<<<<

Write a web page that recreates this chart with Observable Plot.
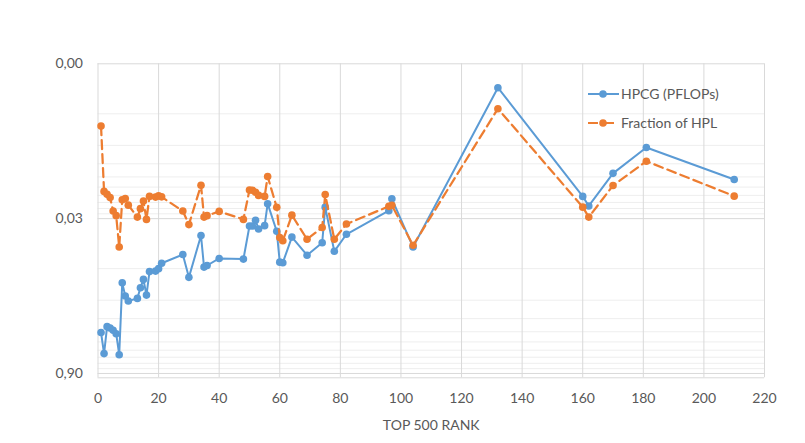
<!DOCTYPE html>
<html>
<head>
<meta charset="utf-8">
<script src="https://cdn.jsdelivr.net/npm/d3@7"></script>
<script src="https://cdn.jsdelivr.net/npm/@observablehq/plot@0.6"></script>
<style>
  body { margin: 0; background: #fff; }
  #wrap { position: relative; width: 805px; height: 443px; font-family: Lato, "Open Sans", sans-serif; }
  .legend { position: absolute; left: 586px; top: 79px; color: #595959; font-size: 14px; }
  .legend .row { display: flex; align-items: center; height: 29px; }
  .legend svg { margin-right: 1px; }
</style>
</head>
<body>
<div id="wrap"></div>
<script>
// ---- data ----
const ranks = [1,2,3,4,5,6,7,8,9,10,13,14,15,16,17,19,20,21,28,30,34,35,36,40,48,50,51,52,53,55,56,59,60,61,64,69,74,75,78,82,96,97,104,132,160,162,170,181,210];
const hpcg = [0.366,0.582,0.322,0.331,0.348,0.376,0.596,0.123,0.164,0.183,
  0.173,0.137,0.114,0.161,0.096,0.095,0.090,0.080,0.066,0.109,
  0.0435,0.087,0.084,0.072,0.073,0.0353,0.0353,0.0311,0.0377,0.035,0.0216,
  0.0396,0.078,0.079,0.045,0.067,0.051,0.0233,0.0615,0.0423,
  0.0252,0.0194,0.056,0.00169,0.0184,0.0227,0.0111,0.00628,0.0127];
const fraction = [0.00393,0.0165,0.0176,0.0189,0.0254,0.0281,0.056,0.0198,0.0193,0.0223,
  0.029,0.0241,0.0204,0.0305,0.0184,0.0187,0.0182,0.0186,0.0254,0.0342,
  0.0144,0.029,0.0281,0.0256,0.0305,0.016,0.0161,0.0168,0.018,0.0184,0.0119,
  0.0234,0.0455,0.0488,0.0278,0.0472,0.0365,0.0177,0.0472,0.0338,
  0.0229,0.0224,0.0539,0.00268,0.0233,0.029,0.0145,0.0085,0.0183];
const seriesNames = ["HPCG (PFLOPs)", "Fraction of HPL"];
const xTicks = [0,20,40,60,80,100,120,140,160,180,200,220];
const yTicks = [0.001, 0.03, 0.9];
const yTickLabels = ["0,00", "0,03", "0,90"];
const yMinor = [0.003,0.006,0.009,0.012,0.015,0.018,0.021,0.024,0.027,
                0.09,0.18,0.27,0.36,0.45,0.54,0.63,0.72,0.81];
const yDomain = [0.001, 0.99];
const xDomain = [0, 220];
const xLabel = "TOP 500 RANK";

const blue = "#5B9BD5", orange = "#ED7D31";
const data = ranks.map((r, i) => ({rank: r, hpcg: hpcg[i], fraction: fraction[i]}));

const chart = Plot.plot({
  width: 805,
  height: 443,
  marginLeft: 97.5,
  marginRight: 41,
  marginTop: 63.3,
  marginBottom: 65.7,
  style: {fontFamily: "Lato, 'Open Sans', sans-serif", fontSize: "14px", color: "#595959", background: "#fff"},
  x: {domain: xDomain},
  y: {type: "log", domain: yDomain, reverse: true, axis: null},
  marks: [
    Plot.ruleY(yMinor, {stroke: "#eeeeee", strokeWidth: 1}),
    Plot.ruleX(xTicks, {stroke: "#d9d9d9", strokeWidth: 1}),
    Plot.ruleY(yTicks, {stroke: "#d9d9d9", strokeWidth: 1}),
    Plot.ruleY([yDomain[1]], {stroke: "#d9d9d9", strokeWidth: 1}),
    // y tick labels (log-scale tick formatting would blank 0.9, so draw them as text on the y scale)
    Plot.text(yTicks, {y: d => d, text: (d, i) => yTickLabels[i], frameAnchor: "left", dx: -15,
      textAnchor: "end", fontSize: 14, fill: "#595959"}),
    Plot.axisX(xTicks, {tickSize: 0, tickPadding: 15, fontSize: 14, tickFormat: d => String(d),
      label: xLabel, labelAnchor: "center", labelOffset: 52, labelArrow: "none"}),
    Plot.line(data, {x: "rank", y: "hpcg", stroke: blue, strokeWidth: 2}),
    Plot.dot(data, {x: "rank", y: "hpcg", r: 3.8, fill: blue, stroke: "none"}),
    Plot.line(data, {x: "rank", y: "fraction", stroke: orange, strokeWidth: 2.25, strokeDasharray: "9,5"}),
    Plot.dot(data, {x: "rank", y: "fraction", r: 3.8, fill: orange, stroke: "none"})
  ]
});

const wrap = document.getElementById("wrap");
wrap.appendChild(chart);

const legend = document.createElement("div");
legend.className = "legend";
const swatch = (color, dash) =>
  `<svg width="34" height="10"><line x1="2" y1="5" x2="33" y2="5" stroke="${color}" stroke-width="2" ${dash ? 'stroke-dasharray="10,6"' : ""}/><circle cx="17" cy="5" r="3.8" fill="${color}"/></svg>`;
legend.innerHTML =
  `<div class="row">${swatch(blue, false)}<span>${seriesNames[0]}</span></div>` +
  `<div class="row">${swatch(orange, true)}<span>${seriesNames[1]}</span></div>`;
wrap.appendChild(legend);
</script>
</body>
</html>
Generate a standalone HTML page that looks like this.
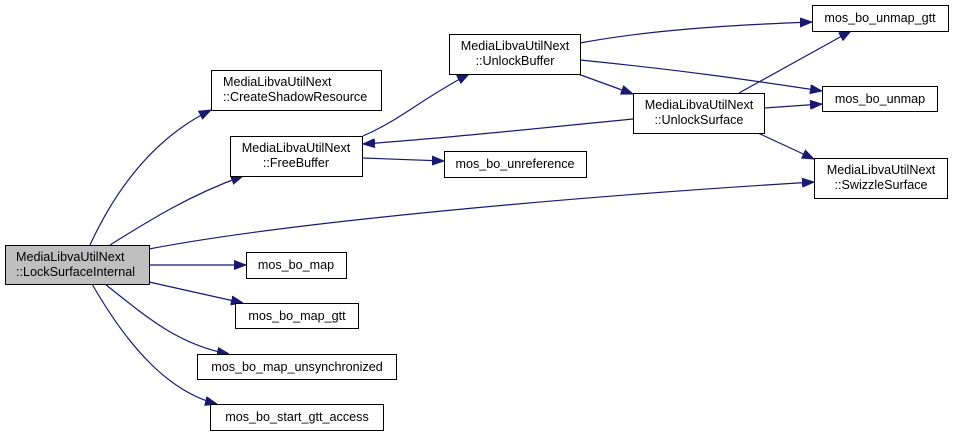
<!DOCTYPE html>
<html><head><meta charset="utf-8"><style>
html,body{margin:0;padding:0;background:#fff;width:956px;height:436px;overflow:hidden}
svg{display:block}
text{font-family:"Liberation Sans",Arial,sans-serif;font-size:12.6px;fill:#000}
</style></head><body>
<svg width="956" height="436" viewBox="0 0 956 436" xmlns="http://www.w3.org/2000/svg">
<defs>
<marker id="a" markerWidth="12" markerHeight="10" refX="12" refY="5" orient="auto" markerUnits="userSpaceOnUse">
<path d="M0,0.5 L12,5 L0,9.5 Z" fill="#191970" stroke="#191970"/>
</marker>
</defs>
<g fill="none" stroke="#191970" stroke-width="1.2" marker-end="url(#a)">
<path d="M90,245 C120,180 160,135 211,110"/>
<path d="M110,245 C150,220 190,195 243,176"/>
<path d="M149,249 C300,220 600,195 814,182"/>
<path d="M149,265 L246,265"/>
<path d="M149,282 L243,303"/>
<path d="M105,284 C150,320 180,345 229,354"/>
<path d="M92,284 C130,350 170,392 217,404"/>
<path d="M363,136 C400,120 420,100 469,74"/>
<path d="M363,158 L444,161"/>
<path d="M580,43 C650,30 730,25 812,22"/>
<path d="M580,60 C680,70 750,80 822,91"/>
<path d="M578,74 L633,94"/>
<path d="M633,119 C540,128 450,138 363,144"/>
<path d="M739,93 L851,31"/>
<path d="M764,108 L822,104"/>
<path d="M758,133 L814,159"/>
</g>
<g stroke="#000" stroke-width="1" fill="#fff">
<rect x="5.5" y="245.5" width="144" height="39" fill="#bfbfbf"/>
<rect x="211.5" y="70.5" width="170" height="40"/>
<rect x="230.5" y="136.5" width="132" height="40"/>
<rect x="246.5" y="252.5" width="100" height="26"/>
<rect x="235.5" y="303.5" width="123" height="25"/>
<rect x="197.5" y="354.5" width="199" height="25"/>
<rect x="210.5" y="404.5" width="173" height="26"/>
<rect x="449.5" y="34.5" width="131" height="40"/>
<rect x="444.5" y="151.5" width="142" height="26"/>
<rect x="633.5" y="93.5" width="131" height="40"/>
<rect x="812.5" y="5.5" width="136" height="26"/>
<rect x="822.5" y="86.5" width="115" height="25"/>
<rect x="814.5" y="158.5" width="133" height="40"/>
</g>
<text x="16" y="261">MediaLibvaUtilNext</text>
<text x="16" y="276">::LockSurfaceInternal</text>
<text x="223" y="86">MediaLibvaUtilNext</text>
<text x="223" y="101">::CreateShadowResource</text>
<text x="296" y="152" text-anchor="middle">MediaLibvaUtilNext</text>
<text x="296" y="167" text-anchor="middle">::FreeBuffer</text>
<text x="296" y="269" text-anchor="middle">mos_bo_map</text>
<text x="297" y="320" text-anchor="middle">mos_bo_map_gtt</text>
<text x="297" y="371" text-anchor="middle">mos_bo_map_unsynchronized</text>
<text x="297" y="421" text-anchor="middle">mos_bo_start_gtt_access</text>
<text x="515" y="50" text-anchor="middle">MediaLibvaUtilNext</text>
<text x="515" y="65" text-anchor="middle">::UnlockBuffer</text>
<text x="515" y="168" text-anchor="middle">mos_bo_unreference</text>
<text x="699" y="109" text-anchor="middle">MediaLibvaUtilNext</text>
<text x="699" y="124" text-anchor="middle">::UnlockSurface</text>
<text x="880" y="22" text-anchor="middle">mos_bo_unmap_gtt</text>
<text x="880" y="103" text-anchor="middle">mos_bo_unmap</text>
<text x="881" y="174" text-anchor="middle">MediaLibvaUtilNext</text>
<text x="881" y="189" text-anchor="middle">::SwizzleSurface</text>
</svg>
</body></html>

>>>>

EXERCISE GOAL = Skip the pictures, please, and transcribe only the lines from the beginning of the material through the one that contains "const data = ranks.map((r, i)".

TASK SOLUTION =
Write a web page that recreates this chart with Observable Plot.
<!DOCTYPE html>
<html>
<head>
<meta charset="utf-8">
<script src="https://cdn.jsdelivr.net/npm/d3@7"></script>
<script src="https://cdn.jsdelivr.net/npm/@observablehq/plot@0.6"></script>
<style>
  body { margin: 0; background: #fff; }
  #wrap { position: relative; width: 805px; height: 443px; font-family: Lato, "Open Sans", sans-serif; }
  .legend { position: absolute; left: 586px; top: 79px; color: #595959; font-size: 14px; }
  .legend .row { display: flex; align-items: center; height: 29px; }
  .legend svg { margin-right: 1px; }
</style>
</head>
<body>
<div id="wrap"></div>
<script>
// ---- data ----
const ranks = [1,2,3,4,5,6,7,8,9,10,13,14,15,16,17,19,20,21,28,30,34,35,36,40,48,50,51,52,53,55,56,59,60,61,64,69,74,75,78,82,96,97,104,132,160,162,170,181,210];
const hpcg = [0.366,0.582,0.322,0.331,0.348,0.376,0.596,0.123,0.164,0.183,
  0.173,0.137,0.114,0.161,0.096,0.095,0.090,0.080,0.066,0.109,
  0.0435,0.087,0.084,0.072,0.073,0.0353,0.0353,0.0311,0.0377,0.035,0.0216,
  0.0396,0.078,0.079,0.045,0.067,0.051,0.0233,0.0615,0.0423,
  0.0252,0.0194,0.056,0.00169,0.0184,0.0227,0.0111,0.00628,0.0127];
const fraction = [0.00393,0.0165,0.0176,0.0189,0.0254,0.0281,0.056,0.0198,0.0193,0.0223,
  0.029,0.0241,0.0204,0.0305,0.0184,0.0187,0.0182,0.0186,0.0254,0.0342,
  0.0144,0.029,0.0281,0.0256,0.0305,0.016,0.0161,0.0168,0.018,0.0184,0.0119,
  0.0234,0.0455,0.0488,0.0278,0.0472,0.0365,0.0177,0.0472,0.0338,
  0.0229,0.0224,0.0539,0.00268,0.0233,0.029,0.0145,0.0085,0.0183];
const seriesNames = ["HPCG (PFLOPs)", "Fraction of HPL"];
const xTicks = [0,20,40,60,80,100,120,140,160,180,200,220];
const yTicks = [0.001, 0.03, 0.9];
const yTickLabels = ["0,00", "0,03", "0,90"];
const yMinor = [0.003,0.006,0.009,0.012,0.015,0.018,0.021,0.024,0.027,
                0.09,0.18,0.27,0.36,0.45,0.54,0.63,0.72,0.81];
const yDomain = [0.001, 0.99];
const xDomain = [0, 220];
const xLabel = "TOP 500 RANK";

const blue = "#5B9BD5", orange = "#ED7D31";
const data = ranks.map((r, i) => ({rank: r, hpcg: hpcg[i], fraction: fraction[i]}));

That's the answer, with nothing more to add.